_WRITTEN TASK_
Emit the data below verbatim, stripping out any pictures.
[BEGIN]
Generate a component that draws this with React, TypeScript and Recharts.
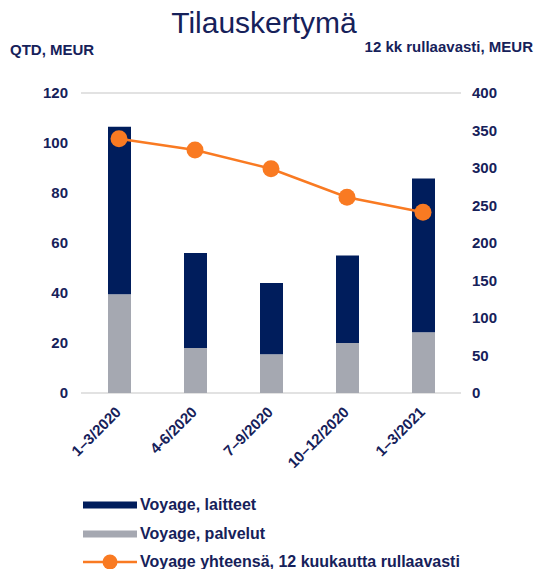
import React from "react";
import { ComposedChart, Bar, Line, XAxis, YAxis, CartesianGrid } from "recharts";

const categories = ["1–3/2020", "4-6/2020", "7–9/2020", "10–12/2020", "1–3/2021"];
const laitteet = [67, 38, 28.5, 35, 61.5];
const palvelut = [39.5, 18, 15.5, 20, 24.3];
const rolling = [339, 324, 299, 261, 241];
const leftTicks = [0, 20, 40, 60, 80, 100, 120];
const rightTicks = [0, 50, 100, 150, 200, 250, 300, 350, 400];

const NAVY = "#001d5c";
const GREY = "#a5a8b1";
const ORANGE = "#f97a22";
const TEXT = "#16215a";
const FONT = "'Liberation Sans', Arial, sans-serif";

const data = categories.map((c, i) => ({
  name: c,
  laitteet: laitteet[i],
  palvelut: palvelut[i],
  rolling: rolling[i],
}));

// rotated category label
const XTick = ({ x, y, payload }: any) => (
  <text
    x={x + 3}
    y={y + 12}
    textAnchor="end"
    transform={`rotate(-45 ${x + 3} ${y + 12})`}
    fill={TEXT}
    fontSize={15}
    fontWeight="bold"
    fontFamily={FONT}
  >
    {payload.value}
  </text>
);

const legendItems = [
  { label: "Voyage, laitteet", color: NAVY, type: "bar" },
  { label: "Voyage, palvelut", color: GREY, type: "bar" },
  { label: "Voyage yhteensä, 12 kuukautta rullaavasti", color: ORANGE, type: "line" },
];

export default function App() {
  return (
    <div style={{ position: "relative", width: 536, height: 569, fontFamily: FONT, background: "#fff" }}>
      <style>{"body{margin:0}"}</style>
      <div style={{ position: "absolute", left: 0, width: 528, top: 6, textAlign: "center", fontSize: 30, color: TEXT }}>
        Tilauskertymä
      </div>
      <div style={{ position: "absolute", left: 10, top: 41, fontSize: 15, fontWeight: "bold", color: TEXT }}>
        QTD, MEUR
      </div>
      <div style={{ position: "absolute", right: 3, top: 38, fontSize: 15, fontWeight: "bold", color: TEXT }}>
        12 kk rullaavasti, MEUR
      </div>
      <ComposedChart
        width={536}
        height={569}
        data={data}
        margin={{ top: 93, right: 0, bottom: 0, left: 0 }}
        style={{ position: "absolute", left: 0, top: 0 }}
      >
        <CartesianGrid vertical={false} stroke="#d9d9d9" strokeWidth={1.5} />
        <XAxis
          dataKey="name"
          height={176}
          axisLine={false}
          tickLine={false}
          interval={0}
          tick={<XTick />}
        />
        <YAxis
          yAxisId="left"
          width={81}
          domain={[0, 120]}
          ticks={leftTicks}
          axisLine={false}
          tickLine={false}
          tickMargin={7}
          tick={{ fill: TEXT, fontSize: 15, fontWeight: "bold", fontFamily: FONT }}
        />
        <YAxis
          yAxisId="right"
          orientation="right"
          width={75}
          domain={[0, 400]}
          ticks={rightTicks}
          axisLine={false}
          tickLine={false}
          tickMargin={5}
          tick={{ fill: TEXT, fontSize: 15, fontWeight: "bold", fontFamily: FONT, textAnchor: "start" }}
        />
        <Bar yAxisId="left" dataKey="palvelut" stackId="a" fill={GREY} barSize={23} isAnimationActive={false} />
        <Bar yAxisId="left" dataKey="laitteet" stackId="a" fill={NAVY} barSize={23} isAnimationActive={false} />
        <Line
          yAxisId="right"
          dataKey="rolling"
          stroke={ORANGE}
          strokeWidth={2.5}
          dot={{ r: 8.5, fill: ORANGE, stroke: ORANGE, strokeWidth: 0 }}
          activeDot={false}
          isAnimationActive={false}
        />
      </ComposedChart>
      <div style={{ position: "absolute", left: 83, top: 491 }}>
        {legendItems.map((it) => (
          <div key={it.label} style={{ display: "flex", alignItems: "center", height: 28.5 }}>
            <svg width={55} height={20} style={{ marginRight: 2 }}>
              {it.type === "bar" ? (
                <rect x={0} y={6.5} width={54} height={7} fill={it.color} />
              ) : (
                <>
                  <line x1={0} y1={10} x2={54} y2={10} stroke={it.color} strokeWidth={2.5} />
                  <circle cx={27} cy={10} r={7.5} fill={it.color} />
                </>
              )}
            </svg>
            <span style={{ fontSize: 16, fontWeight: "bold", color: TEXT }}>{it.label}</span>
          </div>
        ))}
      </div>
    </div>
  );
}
[END]
_WRITTEN REPLY_
Generate a component that draws this with React, TypeScript and Recharts.
import React from "react";
import { ComposedChart, Bar, Line, XAxis, YAxis, CartesianGrid } from "recharts";

const categories = ["1–3/2020", "4-6/2020", "7–9/2020", "10–12/2020", "1–3/2021"];
const laitteet = [67, 38, 28.5, 35, 61.5];
const palvelut = [39.5, 18, 15.5, 20, 24.3];
const rolling = [339, 324, 299, 261, 241];
const leftTicks = [0, 20, 40, 60, 80, 100, 120];
const rightTicks = [0, 50, 100, 150, 200, 250, 300, 350, 400];

const NAVY = "#001d5c";
const GREY = "#a5a8b1";
const ORANGE = "#f97a22";
const TEXT = "#16215a";
const FONT = "'Liberation Sans', Arial, sans-serif";

const data = categories.map((c, i) => ({
  name: c,
  laitteet: laitteet[i],
  palvelut: palvelut[i],
  rolling: rolling[i],
}));

// rotated category label
const XTick = ({ x, y, payload }: any) => (
  <text
    x={x + 3}
    y={y + 12}
    textAnchor="end"
    transform={`rotate(-45 ${x + 3} ${y + 12})`}
    fill={TEXT}
    fontSize={15}
    fontWeight="bold"
    fontFamily={FONT}
  >
    {payload.value}
  </text>
);

const legendItems = [
  { label: "Voyage, laitteet", color: NAVY, type: "bar" },
  { label: "Voyage, palvelut", color: GREY, type: "bar" },
  { label: "Voyage yhteensä, 12 kuukautta rullaavasti", color: ORANGE, type: "line" },
];

export default function App() {
  return (
    <div style={{ position: "relative", width: 536, height: 569, fontFamily: FONT, background: "#fff" }}>
      <style>{"body{margin:0}"}</style>
      <div style={{ position: "absolute", left: 0, width: 528, top: 6, textAlign: "center", fontSize: 30, color: TEXT }}>
        Tilauskertymä
      </div>
      <div style={{ position: "absolute", left: 10, top: 41, fontSize: 15, fontWeight: "bold", color: TEXT }}>
        QTD, MEUR
      </div>
      <div style={{ position: "absolute", right: 3, top: 38, fontSize: 15, fontWeight: "bold", color: TEXT }}>
        12 kk rullaavasti, MEUR
      </div>
      <ComposedChart
        width={536}
        height={569}
        data={data}
        margin={{ top: 93, right: 0, bottom: 0, left: 0 }}
        style={{ position: "absolute", left: 0, top: 0 }}
      >
        <CartesianGrid vertical={false} stroke="#d9d9d9" strokeWidth={1.5} />
        <XAxis
          dataKey="name"
          height={176}
          axisLine={false}
          tickLine={false}
          interval={0}
          tick={<XTick />}
        />
        <YAxis
          yAxisId="left"
          width={81}
          domain={[0, 120]}
          ticks={leftTicks}
          axisLine={false}
          tickLine={false}
          tickMargin={7}
          tick={{ fill: TEXT, fontSize: 15, fontWeight: "bold", fontFamily: FONT }}
        />
        <YAxis
          yAxisId="right"
          orientation="right"
          width={75}
          domain={[0, 400]}
          ticks={rightTicks}
          axisLine={false}
          tickLine={false}
          tickMargin={5}
          tick={{ fill: TEXT, fontSize: 15, fontWeight: "bold", fontFamily: FONT, textAnchor: "start" }}
        />
        <Bar yAxisId="left" dataKey="palvelut" stackId="a" fill={GREY} barSize={23} isAnimationActive={false} />
        <Bar yAxisId="left" dataKey="laitteet" stackId="a" fill={NAVY} barSize={23} isAnimationActive={false} />
        <Line
          yAxisId="right"
          dataKey="rolling"
          stroke={ORANGE}
          strokeWidth={2.5}
          dot={{ r: 8.5, fill: ORANGE, stroke: ORANGE, strokeWidth: 0 }}
          activeDot={false}
          isAnimationActive={false}
        />
      </ComposedChart>
      <div style={{ position: "absolute", left: 83, top: 491 }}>
        {legendItems.map((it) => (
          <div key={it.label} style={{ display: "flex", alignItems: "center", height: 28.5 }}>
            <svg width={55} height={20} style={{ marginRight: 2 }}>
              {it.type === "bar" ? (
                <rect x={0} y={6.5} width={54} height={7} fill={it.color} />
              ) : (
                <>
                  <line x1={0} y1={10} x2={54} y2={10} stroke={it.color} strokeWidth={2.5} />
                  <circle cx={27} cy={10} r={7.5} fill={it.color} />
                </>
              )}
            </svg>
            <span style={{ fontSize: 16, fontWeight: "bold", color: TEXT }}>{it.label}</span>
          </div>
        ))}
      </div>
    </div>
  );
}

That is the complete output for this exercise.